A new system for analyzing data can reveal how much consumers will pay for energy costs over time and the news is good for electric cars: The battery-powered vehicles could rival traditional internal combustion engines as soon as three years from now. Researchers at Imperial College London published their findings on Monday in the journal Nature Energy.
“This new analysis reveals that with reasonable investment, energy storage technologies could soon become much cheaper, with electric cars leading the way as battery technology costs fall,” the researchers write.
Here’s how the researchers came to their findings: Pulling from a massive database on cumulative installed capacity, current cost, and future investment, the team looked at installed capacity and prices of several energy solutions, and then tracked their movement over time to assess how fast costs may fall depending on investment. The system is unique as it can factor in the long-term costs associated with wind and solar energy, which only produce power intermittently and therefore depend on battery cost savings to become cost efficient.

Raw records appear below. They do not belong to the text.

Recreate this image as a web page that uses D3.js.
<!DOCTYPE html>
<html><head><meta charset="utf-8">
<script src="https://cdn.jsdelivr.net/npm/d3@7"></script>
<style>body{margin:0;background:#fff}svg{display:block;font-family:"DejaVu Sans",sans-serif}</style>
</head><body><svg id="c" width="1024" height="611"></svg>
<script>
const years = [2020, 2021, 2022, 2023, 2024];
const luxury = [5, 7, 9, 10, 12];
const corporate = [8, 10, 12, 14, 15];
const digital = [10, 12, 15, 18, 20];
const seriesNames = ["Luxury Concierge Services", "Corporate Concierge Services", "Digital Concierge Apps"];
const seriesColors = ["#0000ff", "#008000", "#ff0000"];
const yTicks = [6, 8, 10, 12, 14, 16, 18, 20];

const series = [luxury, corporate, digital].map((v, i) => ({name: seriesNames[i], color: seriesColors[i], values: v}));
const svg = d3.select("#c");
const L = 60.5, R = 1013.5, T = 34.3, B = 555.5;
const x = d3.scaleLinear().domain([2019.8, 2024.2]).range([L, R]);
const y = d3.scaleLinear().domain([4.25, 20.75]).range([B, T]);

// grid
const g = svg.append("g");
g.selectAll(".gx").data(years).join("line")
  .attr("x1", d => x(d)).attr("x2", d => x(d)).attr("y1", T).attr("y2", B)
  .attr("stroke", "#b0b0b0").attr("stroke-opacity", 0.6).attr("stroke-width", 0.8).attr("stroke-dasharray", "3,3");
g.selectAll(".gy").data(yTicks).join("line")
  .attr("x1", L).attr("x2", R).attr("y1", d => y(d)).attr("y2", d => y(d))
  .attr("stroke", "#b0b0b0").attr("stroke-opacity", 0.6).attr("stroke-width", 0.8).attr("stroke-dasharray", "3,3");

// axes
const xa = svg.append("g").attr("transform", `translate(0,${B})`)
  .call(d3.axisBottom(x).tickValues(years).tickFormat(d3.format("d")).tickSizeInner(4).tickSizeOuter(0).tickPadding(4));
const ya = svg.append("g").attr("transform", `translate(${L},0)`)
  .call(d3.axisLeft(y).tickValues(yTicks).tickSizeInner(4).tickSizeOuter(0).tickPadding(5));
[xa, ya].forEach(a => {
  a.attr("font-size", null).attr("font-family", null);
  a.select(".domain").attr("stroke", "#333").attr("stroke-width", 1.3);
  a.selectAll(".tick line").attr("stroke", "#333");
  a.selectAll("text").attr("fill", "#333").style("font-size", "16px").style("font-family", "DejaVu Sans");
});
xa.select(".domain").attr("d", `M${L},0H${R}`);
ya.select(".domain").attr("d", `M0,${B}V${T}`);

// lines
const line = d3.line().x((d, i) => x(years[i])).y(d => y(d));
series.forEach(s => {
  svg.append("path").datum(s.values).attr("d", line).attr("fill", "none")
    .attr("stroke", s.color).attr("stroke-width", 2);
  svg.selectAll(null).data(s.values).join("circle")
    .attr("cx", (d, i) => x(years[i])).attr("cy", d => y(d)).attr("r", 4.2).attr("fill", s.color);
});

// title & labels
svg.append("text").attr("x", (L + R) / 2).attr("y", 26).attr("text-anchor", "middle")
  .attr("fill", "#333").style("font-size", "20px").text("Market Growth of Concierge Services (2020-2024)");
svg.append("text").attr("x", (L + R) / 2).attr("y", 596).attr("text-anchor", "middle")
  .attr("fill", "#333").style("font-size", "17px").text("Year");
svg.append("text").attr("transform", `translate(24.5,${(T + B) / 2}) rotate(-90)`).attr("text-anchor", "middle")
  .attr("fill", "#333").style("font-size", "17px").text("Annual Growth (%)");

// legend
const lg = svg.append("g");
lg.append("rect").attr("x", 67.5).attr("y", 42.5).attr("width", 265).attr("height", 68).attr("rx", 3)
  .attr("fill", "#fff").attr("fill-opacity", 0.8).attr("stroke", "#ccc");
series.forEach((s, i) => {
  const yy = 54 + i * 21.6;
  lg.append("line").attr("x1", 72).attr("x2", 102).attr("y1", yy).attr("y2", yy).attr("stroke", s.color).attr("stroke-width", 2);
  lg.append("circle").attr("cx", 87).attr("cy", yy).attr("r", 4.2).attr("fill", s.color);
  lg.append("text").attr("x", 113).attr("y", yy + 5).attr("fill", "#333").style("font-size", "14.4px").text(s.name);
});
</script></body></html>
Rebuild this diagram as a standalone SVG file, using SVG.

“Energy storage has been recognized by leading figures such as Barack Obama and Bill Gates as one of the key technologies of a low-carbon 21st century,” says Oliver Schmidt, study lead from the Grantham Institute and the Centre for Environmental Policy at Imperial. “With this analysis tool we can quantify when energy storage becomes competitive and identify where to invest to make it happen, thereby minimizing investor and policy uncertainty.”
The uncertainty around the cost of batteries means that it’s hard to say for sure when electric vehicles will become more cost effective than current cars, but the researchers give a range of as early as 2022 and as late as 2034.

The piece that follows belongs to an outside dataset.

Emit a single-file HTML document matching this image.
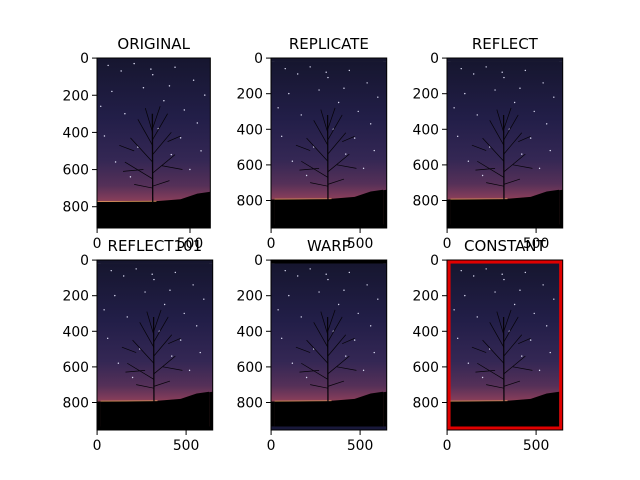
<!DOCTYPE html>
<html><head><meta charset="utf-8">
<style>
html,body{margin:0;padding:0;background:#fff;}
svg{display:block;font-family:"DejaVu Sans","Liberation Sans",sans-serif;}
</style></head>
<body>
<svg id="fig" width="640" height="480" viewBox="0 0 640 480" xmlns="http://www.w3.org/2000/svg">
<defs>
<linearGradient id="sky" x1="0" y1="0" x2="0" y2="1">
<stop offset="0" stop-color="#16162f"/>
<stop offset="0.35" stop-color="#221e48"/>
<stop offset="0.6" stop-color="#342754"/>
<stop offset="0.75" stop-color="#553058"/>
<stop offset="0.83" stop-color="#823c5a"/>
<stop offset="0.86" stop-color="#a04a50"/>
</linearGradient>
</defs>
</svg>
<script>
const titles = ["ORIGINAL","REPLICATE","REFLECT","REFLECT101","WARP","CONSTANT"];
const modes = ["none","replicate","reflect","reflect101","wrap","constant"];
const yTicks = [0,200,400,600,800];
const xTicks = [0,500];
const imgW = 610, imgH = 915, pad = 20;

const svg = document.getElementById('fig');
const NS = "http://www.w3.org/2000/svg";
function mk(tag, attrs, parent){const e=document.createElementNS(NS,tag);for(const k in attrs)e.setAttribute(k,attrs[k]);(parent||svg).appendChild(e);return e;}

const colX = [97, 271, 447];
const rowY = [58, 260];
const axH = 170;

const stars = [[60,40],[130,70],[200,30],[300,90],[420,50],[520,120],[580,200],[80,180],[250,160],[360,230],[470,280],[150,300],[540,350],[40,420],[330,380],[450,430],[220,480],[560,500],[100,560],[400,520],[500,600],[180,640],[290,60],[390,150],[20,260]];

function drawImage(g, simple){
  mk('rect',{x:0,y:0,width:imgW,height:imgH,fill:'url(#sky)'},g);
  mk('path',{d:`M0 775 L200 772 L330 770 L450 760 L540 730 L610 720 L${imgW} ${imgH} L0 ${imgH} Z`,fill:'#000'},g);
  if(simple) return;
  stars.forEach(s=>mk('circle',{cx:s[0],cy:s[1],r:4,fill:'#d8d8f0'},g));
  mk('line',{x1:0,y1:773,x2:320,y2:771,stroke:'#e8a060','stroke-width':4},g);
  const tr=mk('g',{stroke:'#050308','stroke-width':7,fill:'none'},g);
  mk('path',{d:'M300 780 L298 300'},tr);
  const br=[[299,650,150,560],[299,620,420,520],[299,560,180,430],[299,520,400,400],[299,470,220,330],[299,440,380,300],[299,400,260,270],[299,380,340,260],[200,500,120,470],[380,450,450,420],[299,700,200,680],[299,690,390,660],[250,600,140,610],[350,580,460,600]];
  br.forEach(b=>mk('line',{x1:b[0],y1:b[1],x2:b[2],y2:b[3],'stroke-width':4},tr));
}

modes.forEach((m,i)=>{
  const col=i%3,row=Math.floor(i/3);
  const W = m==='none'?imgW:imgW+2*pad, H = m==='none'?imgH:imgH+2*pad;
  const s = axH/H;
  const x0=colX[col], y0=rowY[row], w=W*s, h=H*s;
  const ax=mk('g',{});
  
  
  const cid='clip'+i;
  const cp=mk('clipPath',{id:cid},ax); mk('rect',{x:x0,y:y0,width:w,height:h},cp);
  const g=mk('g',{'clip-path':`url(#${cid})`},ax);
  const inner=mk('g',{transform:`translate(${x0},${y0}) scale(${s})`},g);
  if(m==='none'){drawImage(inner,false);}
  else{
    const bg=mk('g',{},inner);
    if(m==='constant'){mk('rect',{x:0,y:0,width:W,height:H,fill:'#e00000'},bg);}
    else {
      const st=mk('g',{transform:`translate(0,${pad}) scale(${W/imgW},1)`},bg);
      drawImage(st,true);
      if(m==='wrap'){
        mk('rect',{x:0,y:0,width:W,height:pad,fill:'#000'},bg);
        mk('rect',{x:0,y:H-pad,width:W,height:pad,fill:'#18183a'},bg);
      } else {
        mk('rect',{x:0,y:0,width:W,height:pad,fill:'#16162f'},bg);
        mk('rect',{x:0,y:H-pad,width:W,height:pad,fill:'#000'},bg);
      }
    }
    const ig=mk('g',{transform:`translate(${pad},${pad})`},inner);
    drawImage(ig,false);
  }
  mk('rect',{x:x0,y:y0,width:w,height:h,fill:'none',stroke:'#000','stroke-width':1},ax);
  yTicks.forEach(v=>{
    const y=y0+(v+0.5)*s;
    mk('line',{x1:x0-5,y1:y,x2:x0,y2:y,stroke:'#000','stroke-width':1},ax);
    const t=mk('text',{x:x0-8,y:y+5,'text-anchor':'end','font-size':13.9,fill:'#000'},ax);
    
    
    t.textContent=v;
  });
  xTicks.forEach(v=>{
    const x=x0+(v+0.5)*s;
    mk('line',{x1:x,y1:y0+h,x2:x,y2:y0+h+5,stroke:'#000','stroke-width':1},ax);
    const t=mk('text',{x:x,y:y0+h+20,'text-anchor':'middle','font-size':13.9,fill:'#000'},ax);
    
    
    t.textContent=v;
  });
  const tt=mk('text',{x:x0+w/2,y:y0-9,'text-anchor':'middle','font-size':15,fill:'#000'},ax);
  
  
  tt.textContent=titles[i];
});
</script>
</body></html>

Part of the disparity depends on how quickly consumers adopt newer low-cost electric vehicles like the Tesla Model 3. The company’s $35,000 car, which entered production this month, undercuts the company’s existing $68,000 Model S by a significant margin. The company’s Gigafactory in the Nevada desert, which will produce batteries faster than bullets leaving a machine gun, is set to aid in the company’s bid to drive down battery prices and overall car costs.
The tool also shows how investment levels can affect other forms of energy. While the British government is spending $1.29 billion on a new Hinkley Point nuclear plant to produce 3.2 gigawatts of power, that same investment would be enough to deliver between 21 and 41 gigawatts of lithium-ion battery storage, more than ten times the country’s current electric storage capacity.

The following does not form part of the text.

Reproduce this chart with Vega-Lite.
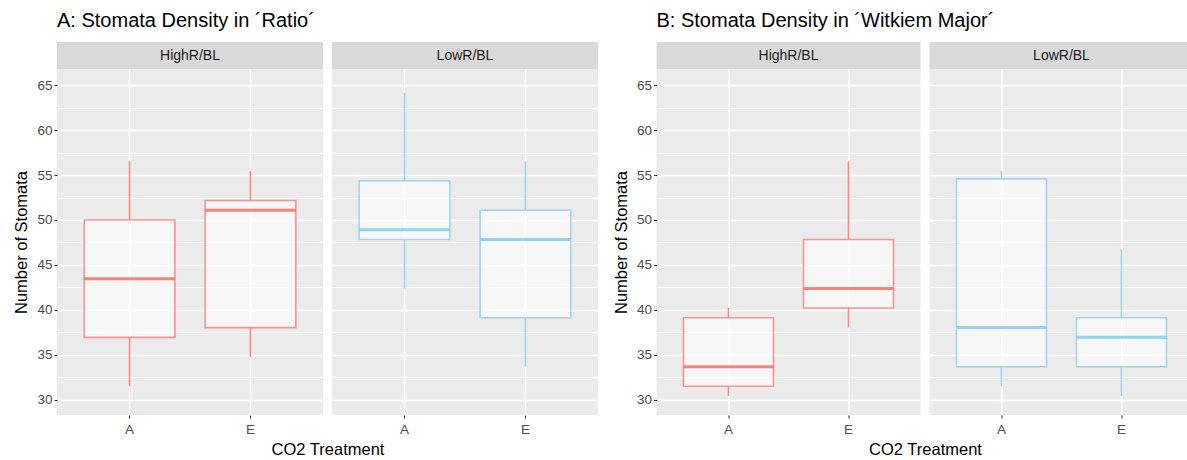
{
  "$schema": "https://vega.github.io/schema/vega-lite/v6.json",
  "background": "white",
  "padding": {"left": 13, "top": 11, "right": 0, "bottom": 0},
  "datasets": {
    "boxes": [
      {"chart": "A", "panel": "HighR/BL", "co2": "A", "lo": 31.52, "q1": 36.96, "med": 43.48, "q3": 50.0, "hi": 56.52},
      {"chart": "A", "panel": "HighR/BL", "co2": "E", "lo": 34.78, "q1": 38.04, "med": 51.09, "q3": 52.17, "hi": 55.43},
      {"chart": "A", "panel": "LowR/BL", "co2": "A", "lo": 42.39, "q1": 47.83, "med": 48.91, "q3": 54.35, "hi": 64.13},
      {"chart": "A", "panel": "LowR/BL", "co2": "E", "lo": 33.7, "q1": 39.13, "med": 47.83, "q3": 51.09, "hi": 56.52},
      {"chart": "B", "panel": "HighR/BL", "co2": "A", "lo": 30.43, "q1": 31.52, "med": 33.7, "q3": 39.13, "hi": 40.22},
      {"chart": "B", "panel": "HighR/BL", "co2": "E", "lo": 38.04, "q1": 40.22, "med": 42.39, "q3": 47.83, "hi": 56.52},
      {"chart": "B", "panel": "LowR/BL", "co2": "A", "lo": 31.52, "q1": 33.7, "med": 38.04, "q3": 54.57, "hi": 55.43},
      {"chart": "B", "panel": "LowR/BL", "co2": "E", "lo": 30.43, "q1": 33.7, "med": 36.96, "q3": 39.13, "hi": 46.74}
    ]
  },
  "spacing": 14.5,
  "hconcat": [
    {
      "title": {"text": "A: Stomata Density in ´Ratio´"},
      "columns": 2,
      "spacing": {"row": 0, "column": 9},
      "bounds": "flush",
      "concat": [
        {"width": 266, "height": 27, "data": {"values": [{"label": "HighR/BL"}]}, "view": {"fill": "#D9D9D9", "stroke": null},
         "mark": {"type": "text", "font": "Liberation Sans", "fontSize": 14, "color": "#1A1A1A", "baseline": "middle"},
         "encoding": {"text": {"field": "label", "type": "nominal"}}},
        {"width": 266, "height": 27, "data": {"values": [{"label": "LowR/BL"}]}, "view": {"fill": "#D9D9D9", "stroke": null},
         "mark": {"type": "text", "font": "Liberation Sans", "fontSize": 14, "color": "#1A1A1A", "baseline": "middle"},
         "encoding": {"text": {"field": "label", "type": "nominal"}}},
        {
          "width": 266, "height": 346,
          "data": {"name": "boxes"},
          "transform": [{"filter": "datum.chart === 'A' && datum.panel === 'HighR/BL'"}],
          "view": {"fill": "#EBEBEB", "stroke": null},
          "encoding": {"x": {"field": "co2", "type": "nominal", "scale": {"domain": ["A", "E"], "paddingInner": 0.25, "paddingOuter": 0.225},
            "axis": {"title": "CO2 Treatment", "titleX": 270.5, "titleY": 39, "titleBaseline": "alphabetic", "titleAlign": "center", "grid": true, "gridWidth": 1.4, "bandPosition": 0.5, "labelAngle": 0, "labelPadding": 4}}},
          "layer": [
            {"mark": {"type": "rule", "strokeWidth": 1.6, "strokeOpacity": 0.85}, "encoding": {
              "y": {"field": "q3", "type": "quantitative", "scale": {"domain": [28.33, 66.78], "nice": false, "zero": false},
                "axis": {"title": "Number of Stomata", "tickCount": 40, "values": [30, 32.5, 35, 37.5, 40, 42.5, 45, 47.5, 50, 52.5, 55, 57.5, 60, 62.5, 65], "labelOverlap": false, "labelExpr": "datum.value % 5 === 0 ? '' + datum.value : ''", "gridWidth": {"condition": {"test": "datum.value % 5 === 0", "value": 1.4}, "value": 0.8}, "tickOpacity": {"condition": {"test": "datum.value % 5 === 0", "value": 1}, "value": 0}}},
              "y2": {"field": "hi"},
              "color": {"field": "panel", "type": "nominal", "scale": {"domain": ["HighR/BL", "LowR/BL"], "range": ["#F8766D", "#87CEEB"]}, "legend": null}}},
            {"mark": {"type": "rule", "strokeWidth": 1.6, "strokeOpacity": 0.85}, "encoding": {
              "y": {"field": "lo", "type": "quantitative"}, "y2": {"field": "q1"},
              "color": {"field": "panel", "type": "nominal", "legend": null}}},
            {"mark": {"type": "bar", "fill": "#FFFFFF", "fillOpacity": 0.6, "strokeWidth": 1.6, "strokeOpacity": 0.75}, "encoding": {
              "y": {"field": "q1", "type": "quantitative"}, "y2": {"field": "q3"},
              "stroke": {"field": "panel", "type": "nominal", "scale": {"domain": ["HighR/BL", "LowR/BL"], "range": ["#F8766D", "#87CEEB"]}, "legend": null}}},
            {"mark": {"type": "tick", "thickness": 3, "size": 91, "opacity": 0.9}, "encoding": {
              "y": {"field": "med", "type": "quantitative"},
              "color": {"field": "panel", "type": "nominal", "legend": null}}}
          ]
        },
        {
          "width": 266, "height": 346,
          "data": {"name": "boxes"},
          "transform": [{"filter": "datum.chart === 'A' && datum.panel === 'LowR/BL'"}],
          "view": {"fill": "#EBEBEB", "stroke": null},
          "encoding": {"x": {"field": "co2", "type": "nominal", "scale": {"domain": ["A", "E"], "paddingInner": 0.25, "paddingOuter": 0.225},
            "axis": {"title": null, "grid": true, "gridWidth": 1.4, "bandPosition": 0.5, "labelAngle": 0, "labelPadding": 4}}},
          "layer": [
            {"mark": {"type": "rule", "strokeWidth": 1.6, "strokeOpacity": 0.85}, "encoding": {
              "y": {"field": "q3", "type": "quantitative", "scale": {"domain": [28.33, 66.78], "nice": false, "zero": false},
                "axis": {"title": null, "labels": false, "ticks": false, "tickCount": 40, "values": [30, 32.5, 35, 37.5, 40, 42.5, 45, 47.5, 50, 52.5, 55, 57.5, 60, 62.5, 65], "gridWidth": {"condition": {"test": "datum.value % 5 === 0", "value": 1.4}, "value": 0.8}}},
              "y2": {"field": "hi"},
              "color": {"field": "panel", "type": "nominal", "scale": {"domain": ["HighR/BL", "LowR/BL"], "range": ["#F8766D", "#87CEEB"]}, "legend": null}}},
            {"mark": {"type": "rule", "strokeWidth": 1.6, "strokeOpacity": 0.85}, "encoding": {
              "y": {"field": "lo", "type": "quantitative"}, "y2": {"field": "q1"},
              "color": {"field": "panel", "type": "nominal", "legend": null}}},
            {"mark": {"type": "bar", "fill": "#FFFFFF", "fillOpacity": 0.6, "strokeWidth": 1.6, "strokeOpacity": 0.75}, "encoding": {
              "y": {"field": "q1", "type": "quantitative"}, "y2": {"field": "q3"},
              "stroke": {"field": "panel", "type": "nominal", "scale": {"domain": ["HighR/BL", "LowR/BL"], "range": ["#F8766D", "#87CEEB"]}, "legend": null}}},
            {"mark": {"type": "tick", "thickness": 3, "size": 91, "opacity": 0.9}, "encoding": {
              "y": {"field": "med", "type": "quantitative"},
              "color": {"field": "panel", "type": "nominal", "legend": null}}}
          ]
        }
      ]
    },
    {
      "title": {"text": "B: Stomata Density in ´Witkiem Major´"},
      "columns": 2,
      "spacing": {"row": 0, "column": 9},
      "bounds": "flush",
      "concat": [
        {"width": 264, "height": 27, "data": {"values": [{"label": "HighR/BL"}]}, "view": {"fill": "#D9D9D9", "stroke": null},
         "mark": {"type": "text", "font": "Liberation Sans", "fontSize": 14, "color": "#1A1A1A", "baseline": "middle"},
         "encoding": {"text": {"field": "label", "type": "nominal"}}},
        {"width": 258, "height": 27, "data": {"values": [{"label": "LowR/BL"}]}, "view": {"fill": "#D9D9D9", "stroke": null},
         "mark": {"type": "text", "font": "Liberation Sans", "fontSize": 14, "color": "#1A1A1A", "baseline": "middle", "dx": 3},
         "encoding": {"text": {"field": "label", "type": "nominal"}}},
        {
          "width": 264, "height": 346,
          "data": {"name": "boxes"},
          "transform": [{"filter": "datum.chart === 'B' && datum.panel === 'HighR/BL'"}],
          "view": {"fill": "#EBEBEB", "stroke": null},
          "encoding": {"x": {"field": "co2", "type": "nominal", "scale": {"domain": ["A", "E"], "paddingInner": 0.25, "paddingOuter": 0.225},
            "axis": {"title": "CO2 Treatment", "titleX": 268.5, "titleY": 39, "titleBaseline": "alphabetic", "titleAlign": "center", "grid": true, "gridWidth": 1.4, "bandPosition": 0.5, "labelAngle": 0, "labelPadding": 4}}},
          "layer": [
            {"mark": {"type": "rule", "strokeWidth": 1.6, "strokeOpacity": 0.85}, "encoding": {
              "y": {"field": "q3", "type": "quantitative", "scale": {"domain": [28.33, 66.78], "nice": false, "zero": false},
                "axis": {"title": "Number of Stomata", "tickCount": 40, "values": [30, 32.5, 35, 37.5, 40, 42.5, 45, 47.5, 50, 52.5, 55, 57.5, 60, 62.5, 65], "labelOverlap": false, "labelExpr": "datum.value % 5 === 0 ? '' + datum.value : ''", "gridWidth": {"condition": {"test": "datum.value % 5 === 0", "value": 1.4}, "value": 0.8}, "tickOpacity": {"condition": {"test": "datum.value % 5 === 0", "value": 1}, "value": 0}}},
              "y2": {"field": "hi"},
              "color": {"field": "panel", "type": "nominal", "scale": {"domain": ["HighR/BL", "LowR/BL"], "range": ["#F8766D", "#87CEEB"]}, "legend": null}}},
            {"mark": {"type": "rule", "strokeWidth": 1.6, "strokeOpacity": 0.85}, "encoding": {
              "y": {"field": "lo", "type": "quantitative"}, "y2": {"field": "q1"},
              "color": {"field": "panel", "type": "nominal", "legend": null}}},
            {"mark": {"type": "bar", "fill": "#FFFFFF", "fillOpacity": 0.6, "strokeWidth": 1.6, "strokeOpacity": 0.75}, "encoding": {
              "y": {"field": "q1", "type": "quantitative"}, "y2": {"field": "q3"},
              "stroke": {"field": "panel", "type": "nominal", "scale": {"domain": ["HighR/BL", "LowR/BL"], "range": ["#F8766D", "#87CEEB"]}, "legend": null}}},
            {"mark": {"type": "tick", "thickness": 3, "size": 90, "opacity": 0.9}, "encoding": {
              "y": {"field": "med", "type": "quantitative"},
              "color": {"field": "panel", "type": "nominal", "legend": null}}}
          ]
        },
        {
          "width": 258, "height": 346,
          "data": {"name": "boxes"},
          "transform": [{"filter": "datum.chart === 'B' && datum.panel === 'LowR/BL'"}],
          "view": {"fill": "#EBEBEB", "stroke": null},
          "encoding": {"x": {"field": "co2", "type": "nominal", "scale": {"domain": ["A", "E"], "paddingInner": 0.25, "paddingOuter": 0.2, "align": 0.5625},
            "axis": {"title": null, "grid": true, "gridWidth": 1.4, "bandPosition": 0.5, "labelAngle": 0, "labelPadding": 4}}},
          "layer": [
            {"mark": {"type": "rule", "strokeWidth": 1.6, "strokeOpacity": 0.85}, "encoding": {
              "y": {"field": "q3", "type": "quantitative", "scale": {"domain": [28.33, 66.78], "nice": false, "zero": false},
                "axis": {"title": null, "labels": false, "ticks": false, "tickCount": 40, "values": [30, 32.5, 35, 37.5, 40, 42.5, 45, 47.5, 50, 52.5, 55, 57.5, 60, 62.5, 65], "gridWidth": {"condition": {"test": "datum.value % 5 === 0", "value": 1.4}, "value": 0.8}}},
              "y2": {"field": "hi"},
              "color": {"field": "panel", "type": "nominal", "scale": {"domain": ["HighR/BL", "LowR/BL"], "range": ["#F8766D", "#87CEEB"]}, "legend": null}}},
            {"mark": {"type": "rule", "strokeWidth": 1.6, "strokeOpacity": 0.85}, "encoding": {
              "y": {"field": "lo", "type": "quantitative"}, "y2": {"field": "q1"},
              "color": {"field": "panel", "type": "nominal", "legend": null}}},
            {"mark": {"type": "bar", "fill": "#FFFFFF", "fillOpacity": 0.6, "strokeWidth": 1.6, "strokeOpacity": 0.75}, "encoding": {
              "y": {"field": "q1", "type": "quantitative"}, "y2": {"field": "q3"},
              "stroke": {"field": "panel", "type": "nominal", "scale": {"domain": ["HighR/BL", "LowR/BL"], "range": ["#F8766D", "#87CEEB"]}, "legend": null}}},
            {"mark": {"type": "tick", "thickness": 3, "size": 90, "opacity": 0.9}, "encoding": {
              "y": {"field": "med", "type": "quantitative"},
              "color": {"field": "panel", "type": "nominal", "legend": null}}}
          ]
        }
      ]
    }
  ],
  "config": {
    "title": {"font": "Liberation Sans", "fontSize": 20, "fontWeight": "normal", "color": "#000000", "anchor": "start", "frame": "group", "offset": 11},
    "axis": {"domain": false, "gridColor": "#FFFFFF", "tickColor": "#333333", "tickSize": 3, "tickWidth": 1.1, "labelColor": "#4D4D4D", "labelFont": "Liberation Sans", "labelFontSize": 13.5, "labelPadding": 2, "titleFont": "Liberation Sans", "titleFontSize": 16.5, "titleFontWeight": "normal", "titleColor": "#000000", "titlePadding": 7}
  }
}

“This tool allows us to combat one of the biggest uncertainties in the future energy system, and use real data to answer questions such as how electricity storage could revolutionise the electricity generation sector, or when high-capacity home storage batteries linked to personal solar panels might become cost-effective,” Dr Iain Staffell, co-author of the study, from the Centre for Environmental Policy, said.
Photos via Flickr / jurvetson, Flickr / david_megginson
Electrical energy storage could play a pivotal role in future low-carbon electricity systems, balancing inflexible or intermittent supply with demand. Cost projections are important for understanding this role, but data are scarce and uncertain. Here, we construct experience curves to project future prices for 11 electrical energy storage technologies. We find that, regardless of technology, capital costs are on a trajectory towards US$340 ± 60 kWh−1 for installed stationary systems and US$175 ± 25 kWh−1 for battery packs once 1 TWh of capacity is installed for each technology. Bottom-up assessment of material and production costs indicates this price range is not infeasible. Cumulative investments of US$175–510 billion would be needed for any technology to reach 1 TWh deployment, which could be achieved by 2027–2040 based on market growth projections. Finally, we explore how the derived rates of future cost reduction influence when storage becomes economically competitive in transport and residential applications. Thus, our experience-curve data set removes a barrier for further study by industry, policymakers and academics.